Along with general manager Ryan Pace, Nagy helped maneuver through a sensitive situation, deciding to put guard Kyle Long on injured reserve with a hip injury, all but ending his Bears tenure Monday. They’re still deciding on whether to put defensive lineman Akiem Hicks on IR, another difficult decision in a season full of them.

“It’s a situation where, for me as the leader, everything starts with me,” Nagy said. “So with these players, with the coaches, it all begins there. I want to make sure that my personality and who I am never gets affected and never changes.

“We talked about it — there are a lot of things that have gone on this year in the first five weeks of the season that didn’t really necessarily happen last year in the first season.”

Nagy has faced more adversity this season than he did all of last year, from injuries to linebacker Roquan Smith’s personal issue to the Bears’ offense — his baby — ranking third-to-last in yards per game.

Nagy spent the bye week self-scouting his own plays and tendencies.

“I got to step back and look at the 30,000-foot view for me as to where I’m at right now and how can I help [do] my part to make us better,” Nagy said. “Whatever that part is, whether that’s X’s and O’s, whether that’s leadership skills, communication, whatever that is, I feel like I have a good grip on that. So we’ll see where that goes. That, to me, is where it starts.

“And then as far as the decision-making goes, there’s a bunch of us that make decisions, but those come and go. There are going to be tough decisions. That’s why I’m in this role right now.”

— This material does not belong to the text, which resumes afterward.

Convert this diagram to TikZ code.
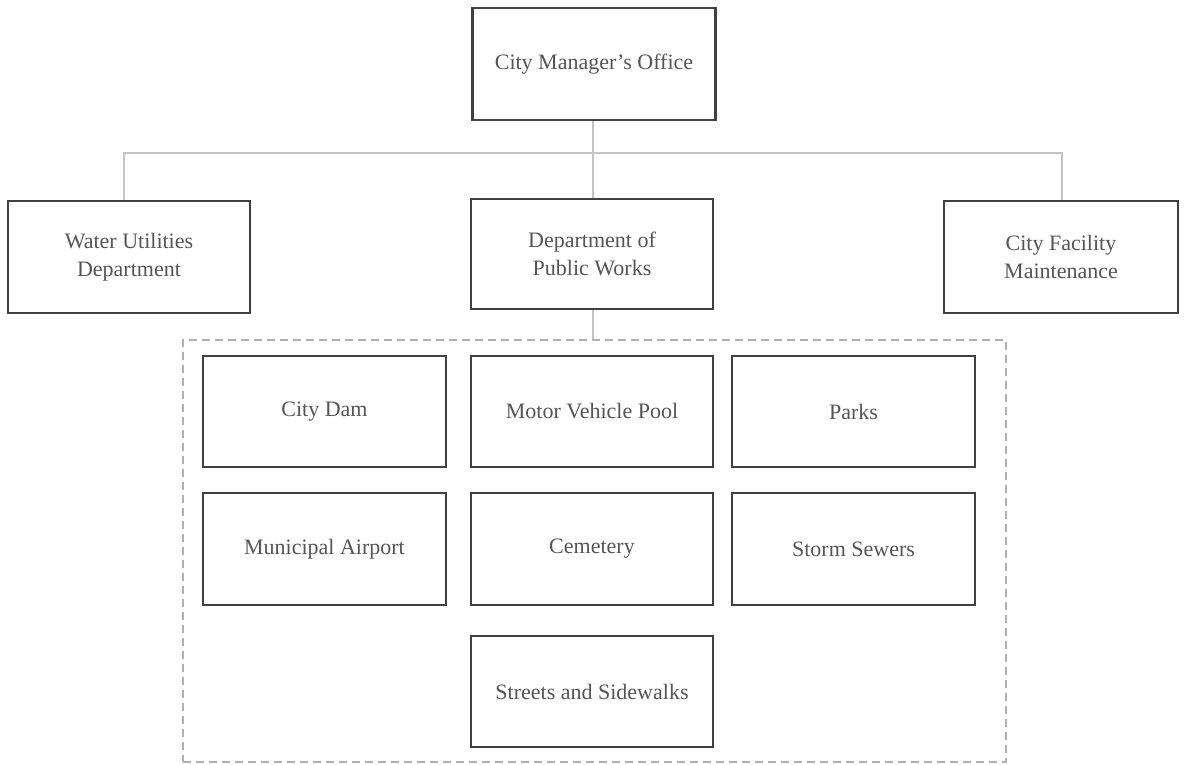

There’s no questioning the leadership acumen of the reigning NFL coach of the year. His play-calling, though, hasn’t kept up pace.

“Especially on offense with some of the struggles that we’ve had, you get caught up in that and consume yourself with it,” he said. “There’s a right way and a wrong way with it, and I feel like the last several days, really all of last week, I’ve had a good balance of being able to reflect, kinda reload on where we are.

“And I feel good with the stuff that we’ve done as a staff, that we’ve discussed where we’re at and then looking for solutions.”

The players got last week off, a strategy employed by Andy Reid, Nagy’s mentor, who is 17-3 after byes. The coaching staff did not. Frustrated by the loss to the Raiders, they met last Tuesday and Wednesday at Halas Hall before Nagy sent them home for the rest of the week. They all continued to work.

“When my kids are at home and they’re around, I’m a dad, and that’s what they get,” he said. “When they’re not around, then my mind is staying put on football.”

It remains there this week, as Nagy tries to prove he can revive his offense — and a season that, thus far, has proved disappointing.

“For us, five games into it, we could be in a lot different scenario — and we’re not,” Nagy said. “And I promise you that what we’re going to get from here on out with us as a team is guys that come to work every day, coaches that come to work every day that are positive, energetic, having fun and just worrying about today.”